Security flaw is deemed "highly critical," but no malicious use of the code has been discovered so far, Secunia says.

Exploit code that could take advantage of a "highly critical" security flaw in the most recent versions of Adobe Photoshop has been published, a security researcher reported.

The security flaw affects Adobe Photoshop Creative Suite 3, as well as CS2, according to a security advisory issued by Secunia on Wednesday.

The vulnerability concerns the way Adobe Photoshop handles the processing of malicious bitmap files, such as .bmp, .dib and .rle. A malicious attacker could exploit the flaw to launch a buffer overflow attack.
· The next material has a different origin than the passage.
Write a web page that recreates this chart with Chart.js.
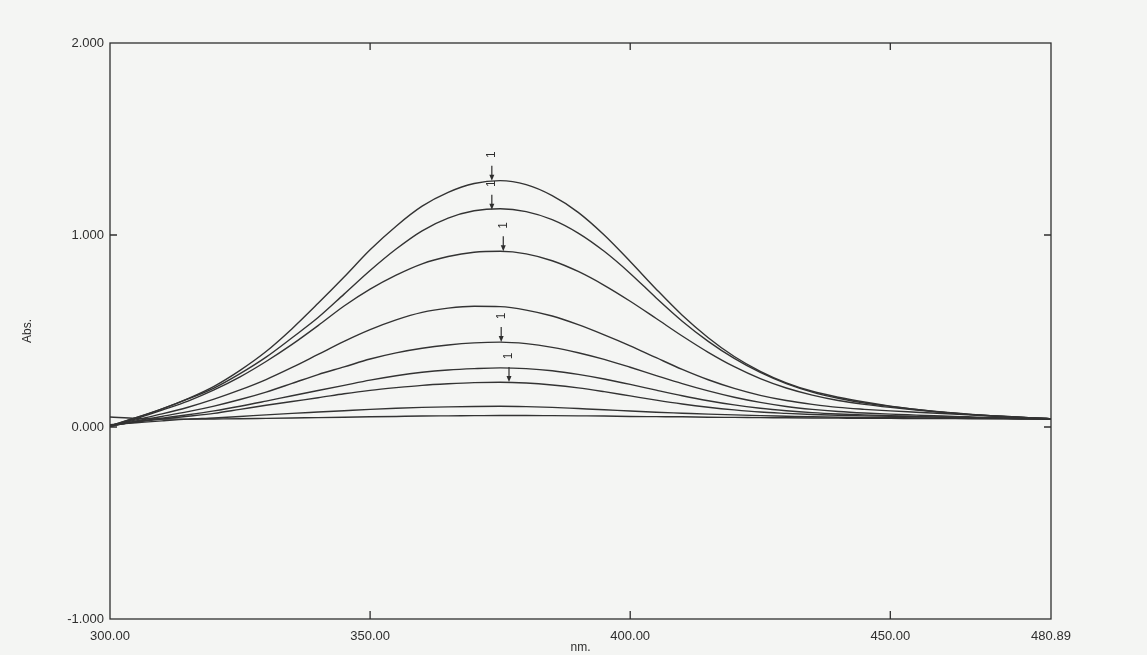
<!DOCTYPE html>
<html>
<head>
<meta charset="utf-8">
<script src="https://cdn.jsdelivr.net/npm/chart.js@4"></script>
<style>
  html, body { margin: 0; padding: 0; background: #f4f5f3; }
  #wrap { width: 1147px; height: 655px; }
</style>
</head>
<body>
<div id="wrap"><canvas id="c" width="1147" height="655"></canvas></div>
<script>
// ---- Data ----
const wavelengths = [300,305,310,315,320,325,330,335,340,345,350,355,360,365,370,375,380,385,390,395,400,405,410,415,420,425,430,435,440,445,450,455,460,465,470,475,480,480.89];

const curve1 = [0.007,0.048,0.094,0.148,0.212,0.295,0.393,0.512,0.644,0.781,0.923,1.046,1.150,1.222,1.268,1.283,1.262,1.205,1.118,1.000,0.862,0.718,0.582,0.465,0.367,0.290,0.230,0.186,0.155,0.130,0.109,0.092,0.078,0.067,0.058,0.051,0.044,0.043];
const curve2 = [0.007,0.048,0.094,0.146,0.203,0.278,0.364,0.465,0.570,0.692,0.815,0.927,1.022,1.088,1.126,1.137,1.122,1.080,1.010,0.915,0.800,0.672,0.551,0.446,0.357,0.284,0.226,0.182,0.150,0.125,0.107,0.091,0.077,0.066,0.057,0.050,0.044,0.043];
const curve3 = [0.005,0.043,0.088,0.135,0.193,0.261,0.341,0.430,0.528,0.630,0.718,0.791,0.850,0.888,0.910,0.915,0.902,0.866,0.810,0.738,0.655,0.565,0.474,0.389,0.314,0.252,0.203,0.166,0.138,0.118,0.102,0.088,0.076,0.066,0.058,0.051,0.044,0.043];
const curve4 = [0.003,0.037,0.068,0.103,0.145,0.193,0.247,0.310,0.378,0.446,0.507,0.558,0.597,0.619,0.629,0.627,0.609,0.578,0.533,0.480,0.423,0.361,0.300,0.246,0.201,0.165,0.138,0.118,0.102,0.092,0.084,0.077,0.070,0.063,0.056,0.050,0.044,0.043];
const curve5 = [0.003,0.031,0.055,0.080,0.109,0.143,0.182,0.227,0.273,0.313,0.354,0.386,0.410,0.427,0.438,0.442,0.434,0.415,0.387,0.352,0.311,0.268,0.226,0.188,0.155,0.128,0.107,0.092,0.081,0.073,0.067,0.062,0.057,0.053,0.049,0.046,0.043,0.042];
const curve6 = [0.005,0.028,0.046,0.064,0.084,0.108,0.135,0.163,0.190,0.217,0.244,0.267,0.285,0.297,0.304,0.308,0.304,0.293,0.274,0.250,0.222,0.192,0.163,0.137,0.115,0.098,0.085,0.075,0.068,0.063,0.059,0.055,0.052,0.049,0.046,0.044,0.042,0.042];
const curve7 = [0.008,0.026,0.042,0.056,0.071,0.092,0.113,0.133,0.152,0.173,0.191,0.205,0.217,0.225,0.231,0.233,0.229,0.219,0.204,0.184,0.162,0.140,0.120,0.103,0.089,0.078,0.071,0.065,0.061,0.058,0.056,0.053,0.051,0.049,0.046,0.044,0.043,0.042];
const curve8 = [0.012,0.022,0.032,0.041,0.047,0.055,0.063,0.071,0.078,0.085,0.092,0.098,0.102,0.105,0.107,0.108,0.106,0.102,0.096,0.090,0.083,0.077,0.072,0.067,0.063,0.059,0.056,0.053,0.051,0.050,0.049,0.047,0.046,0.045,0.044,0.043,0.042,0.042];
const curve9 = [0.052,0.045,0.042,0.041,0.042,0.043,0.045,0.047,0.049,0.051,0.053,0.055,0.057,0.058,0.059,0.060,0.060,0.059,0.058,0.057,0.055,0.054,0.053,0.051,0.050,0.049,0.048,0.047,0.046,0.045,0.045,0.044,0.044,0.043,0.043,0.042,0.042,0.042];

const xTickValues = [300, 350, 400, 450, 480.89];
const yTickValues = [-1, 0, 1, 2];
const innerXTicks = [350, 400, 450];
const innerYTicks = [0, 1];

// arrow markers ("1") on the peaks
const arrowNm  = [373.4, 373.4, 375.6, 375.2, 376.7];
const arrowAbs = [1.283, 1.132, 0.915, 0.443, 0.235];
const arrowText = ['1', '1', '1', '1', '1'];

const series = [curve1, curve2, curve3, curve4, curve5, curve6, curve7, curve8, curve9];

// ---- Chart ----
const INK = '#2e2e2e';
const FONT = "'Liberation Sans', Arial, sans-serif";

const datasets = series.map((s, k) => ({
  label: 'scan ' + (k + 1),
  data: wavelengths.map((w, i) => ({ x: w, y: s[i] })),
  borderColor: '#333333',
  borderWidth: 1.4,
  pointRadius: 0,
  fill: false,
  cubicInterpolationMode: 'monotone'
}));

const framePlugin = {
  id: 'frame',
  beforeDraw(chart) {
    const ctx = chart.ctx;
    ctx.save();
    ctx.fillStyle = '#f4f5f3';
    ctx.fillRect(0, 0, chart.width, chart.height);
    ctx.restore();
  },
  afterDraw(chart) {
    const { ctx, chartArea: a, scales } = chart;
    const xs = scales.x, ys = scales.y;
    ctx.save();
    ctx.strokeStyle = INK;
    ctx.lineWidth = 1.3;
    ctx.strokeRect(a.left, a.top, a.right - a.left, a.bottom - a.top);
    ctx.beginPath();
    innerXTicks.forEach(v => {
      const px = xs.getPixelForValue(v);
      ctx.moveTo(px, a.bottom); ctx.lineTo(px, a.bottom - 8);
      ctx.moveTo(px, a.top); ctx.lineTo(px, a.top + 7);
    });
    innerYTicks.forEach(v => {
      const py = ys.getPixelForValue(v);
      ctx.moveTo(a.left, py); ctx.lineTo(a.left + 7, py);
      ctx.moveTo(a.right, py); ctx.lineTo(a.right - 7, py);
    });
    ctx.stroke();

    // arrows
    ctx.fillStyle = INK;
    ctx.lineWidth = 1.2;
    arrowNm.forEach((nm, i) => {
      const px = xs.getPixelForValue(nm);
      const py = ys.getPixelForValue(arrowAbs[i]);
      ctx.beginPath();
      ctx.moveTo(px, py - 15); ctx.lineTo(px, py - 4);
      ctx.stroke();
      ctx.beginPath();
      ctx.moveTo(px - 2.5, py - 6); ctx.lineTo(px + 2.5, py - 6); ctx.lineTo(px, py);
      ctx.closePath(); ctx.fill();
      ctx.save();
      ctx.translate(px, py - 26);
      ctx.rotate(-Math.PI / 2);
      ctx.font = "12px " + FONT;
      ctx.textAlign = 'center';
      ctx.textBaseline = 'middle';
      ctx.fillText(arrowText[i], 0, 0);
      ctx.restore();
    });
    ctx.restore();
  }
};

new Chart(document.getElementById('c'), {
  type: 'line',
  data: { datasets },
  options: {
    responsive: false,
    animation: false,
    devicePixelRatio: 1,
    layout: { padding: { left: 0, right: 96, top: 43, bottom: 0 } },
    plugins: { legend: { display: false }, tooltip: { enabled: false } },
    scales: {
      x: {
        type: 'linear',
        min: 300, max: 480.89,
        afterBuildTicks: s => { s.ticks = xTickValues.map(v => ({ value: v })); },
        afterFit: s => { s.height = 36; },
        grid: { display: false, drawTicks: false },
        border: { display: false },
        ticks: {
          color: INK, padding: 10, maxRotation: 0, autoSkip: false,
          font: { family: FONT, size: 13 },
          callback: v => Number(v).toFixed(2)
        },
        title: { display: true, text: 'nm.', color: INK, font: { family: FONT, size: 12 }, padding: { top: 0, bottom: 0 } }
      },
      y: {
        type: 'linear',
        min: -1, max: 2,
        afterBuildTicks: s => { s.ticks = yTickValues.map(v => ({ value: v })); },
        afterFit: s => { s.width = 110; },
        grid: { display: false, drawTicks: false },
        border: { display: false },
        ticks: {
          color: INK, padding: 6,
          font: { family: FONT, size: 13 },
          callback: v => Number(v).toFixed(3)
        },
        title: { display: true, text: 'Abs.', color: INK, font: { family: FONT, size: 12 }, padding: { top: 20, bottom: 0 } }
      }
    }
  },
  plugins: [framePlugin]
});
</script>
</body>
</html>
That buffer overflow would then allow the intruder to take over a user's system.

Although a security researcher has published code to demonstrate how to exploit the vulnerability, Secunia has yet to detect any malicious use of the code, said Thomas Kristensen, Secunia's chief technology officer.

"There are no active exploits out there yet, but any attacks will be limited," Kristensen said. "Photoshop is primarily used by advertising agencies and image editors and not a lot of private individuals."

Until Adobe Systems develops a fix, Secunia advises users to forgo opening bitmap files where the source of the file is not clear or verifiable.

A researcher named Marsu is credited with discovering the vulnerability.

Adobe, meanwhile, issued a statement saying it has been notified of the potential Photoshop security flaw and is investigating the issue.

Adobe recently released Photoshop CS3, which was part of its larger Creative Suite 3 product line, or next-generation design and Web applications. Adobe noted that it will update customers on its Photoshop CS3 investigation as it learns more.